- _What you need to do_
Copy the lines of the data below exactly, starting at the first and stopping after the line that contains "y_ticks = [0, 2, 4, 6, 8, 10, 12, 14, 16, 18]"; include no pictures.

━━━ Input material ━━━

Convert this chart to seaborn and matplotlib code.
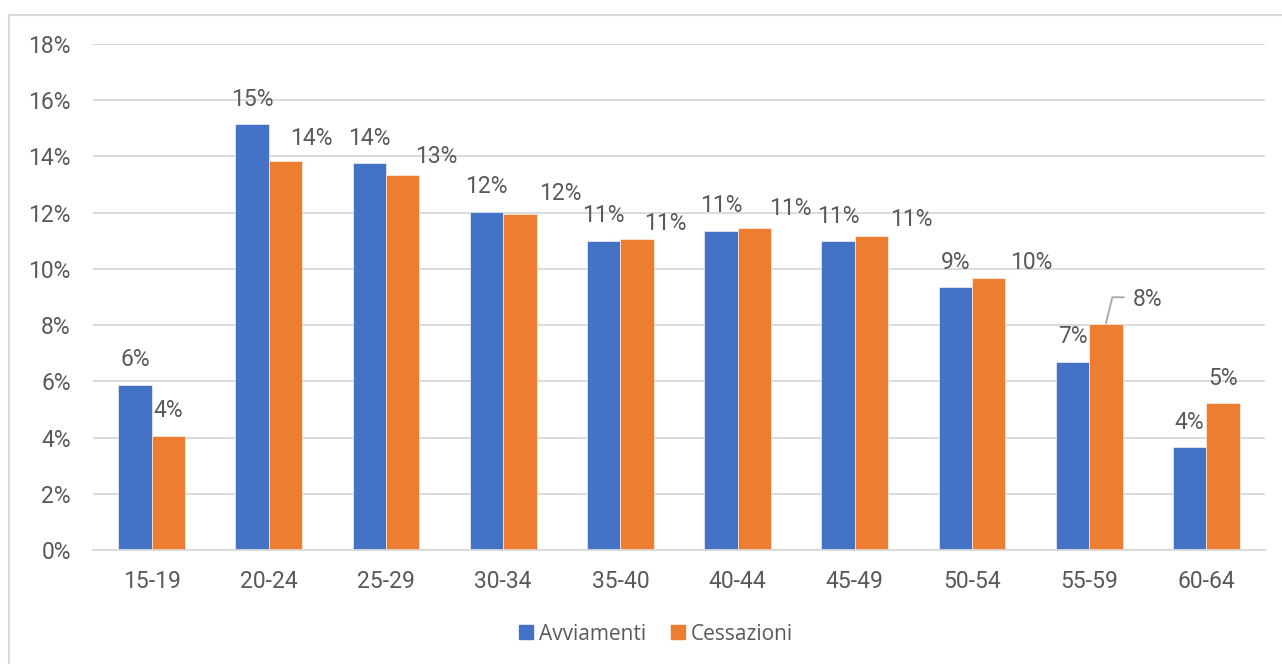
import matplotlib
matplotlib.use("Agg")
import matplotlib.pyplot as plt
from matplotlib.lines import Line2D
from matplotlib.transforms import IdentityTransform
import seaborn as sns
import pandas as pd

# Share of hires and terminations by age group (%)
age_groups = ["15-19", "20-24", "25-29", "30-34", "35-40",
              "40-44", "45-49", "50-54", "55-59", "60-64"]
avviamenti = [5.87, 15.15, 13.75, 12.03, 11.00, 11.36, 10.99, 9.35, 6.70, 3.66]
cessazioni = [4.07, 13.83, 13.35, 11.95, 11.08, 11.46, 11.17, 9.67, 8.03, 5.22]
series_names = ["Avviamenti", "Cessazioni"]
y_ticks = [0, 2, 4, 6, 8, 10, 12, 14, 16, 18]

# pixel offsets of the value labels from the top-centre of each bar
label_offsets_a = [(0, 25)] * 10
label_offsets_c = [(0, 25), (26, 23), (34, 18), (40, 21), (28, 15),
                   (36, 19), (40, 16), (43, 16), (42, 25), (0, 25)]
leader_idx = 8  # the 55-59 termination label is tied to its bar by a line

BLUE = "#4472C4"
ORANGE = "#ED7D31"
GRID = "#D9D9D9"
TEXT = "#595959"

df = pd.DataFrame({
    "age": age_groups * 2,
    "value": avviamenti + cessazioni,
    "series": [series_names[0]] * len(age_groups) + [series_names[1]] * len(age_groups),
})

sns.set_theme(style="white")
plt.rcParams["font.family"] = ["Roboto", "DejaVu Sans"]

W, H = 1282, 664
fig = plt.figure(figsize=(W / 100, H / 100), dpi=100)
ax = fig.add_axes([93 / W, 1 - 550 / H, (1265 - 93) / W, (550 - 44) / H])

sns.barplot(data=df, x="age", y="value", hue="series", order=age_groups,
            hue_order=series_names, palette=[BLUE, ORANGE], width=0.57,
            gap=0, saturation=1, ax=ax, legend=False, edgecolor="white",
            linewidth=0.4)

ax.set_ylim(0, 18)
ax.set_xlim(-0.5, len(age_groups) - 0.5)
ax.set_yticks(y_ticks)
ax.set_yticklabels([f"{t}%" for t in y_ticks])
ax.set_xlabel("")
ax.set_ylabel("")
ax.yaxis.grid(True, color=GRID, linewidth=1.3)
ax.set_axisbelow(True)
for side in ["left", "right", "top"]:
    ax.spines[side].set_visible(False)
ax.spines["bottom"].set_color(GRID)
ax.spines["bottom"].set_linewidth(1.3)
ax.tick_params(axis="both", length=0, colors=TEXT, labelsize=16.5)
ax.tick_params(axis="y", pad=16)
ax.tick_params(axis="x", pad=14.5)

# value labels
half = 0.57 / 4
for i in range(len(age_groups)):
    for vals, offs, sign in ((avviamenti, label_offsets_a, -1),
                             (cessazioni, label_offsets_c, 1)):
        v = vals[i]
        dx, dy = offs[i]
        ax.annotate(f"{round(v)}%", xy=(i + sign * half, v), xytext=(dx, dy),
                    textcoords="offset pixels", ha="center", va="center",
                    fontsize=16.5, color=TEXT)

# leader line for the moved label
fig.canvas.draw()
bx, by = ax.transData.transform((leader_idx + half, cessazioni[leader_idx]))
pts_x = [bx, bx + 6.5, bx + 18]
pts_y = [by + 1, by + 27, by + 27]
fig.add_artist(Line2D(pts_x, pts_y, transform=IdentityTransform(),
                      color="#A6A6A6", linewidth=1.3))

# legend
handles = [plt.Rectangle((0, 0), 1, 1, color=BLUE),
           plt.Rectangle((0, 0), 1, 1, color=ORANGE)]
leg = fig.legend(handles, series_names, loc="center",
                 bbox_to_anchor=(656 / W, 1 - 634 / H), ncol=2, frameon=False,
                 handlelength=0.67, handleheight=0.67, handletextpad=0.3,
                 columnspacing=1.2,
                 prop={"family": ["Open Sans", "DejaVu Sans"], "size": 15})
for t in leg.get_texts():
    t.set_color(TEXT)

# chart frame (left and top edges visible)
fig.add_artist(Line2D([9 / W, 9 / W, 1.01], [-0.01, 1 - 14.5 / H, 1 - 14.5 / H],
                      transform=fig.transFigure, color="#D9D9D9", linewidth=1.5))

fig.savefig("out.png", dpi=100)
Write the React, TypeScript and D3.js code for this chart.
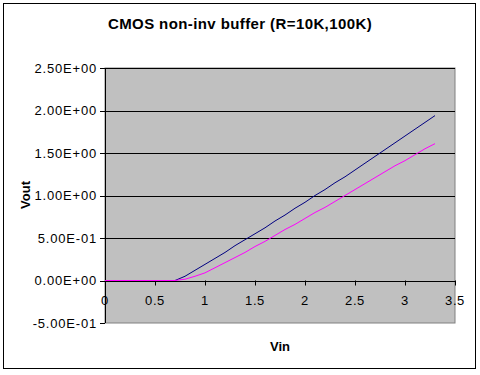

━━━

- _Exercise output_
Convert this chart to seaborn and matplotlib code.
import matplotlib
matplotlib.use("Agg")
import matplotlib.pyplot as plt
from matplotlib.lines import Line2D
from matplotlib.transforms import IdentityTransform
import seaborn as sns
import pandas as pd

# Share of hires and terminations by age group (%)
age_groups = ["15-19", "20-24", "25-29", "30-34", "35-40",
              "40-44", "45-49", "50-54", "55-59", "60-64"]
avviamenti = [5.87, 15.15, 13.75, 12.03, 11.00, 11.36, 10.99, 9.35, 6.70, 3.66]
cessazioni = [4.07, 13.83, 13.35, 11.95, 11.08, 11.46, 11.17, 9.67, 8.03, 5.22]
series_names = ["Avviamenti", "Cessazioni"]
y_ticks = [0, 2, 4, 6, 8, 10, 12, 14, 16, 18]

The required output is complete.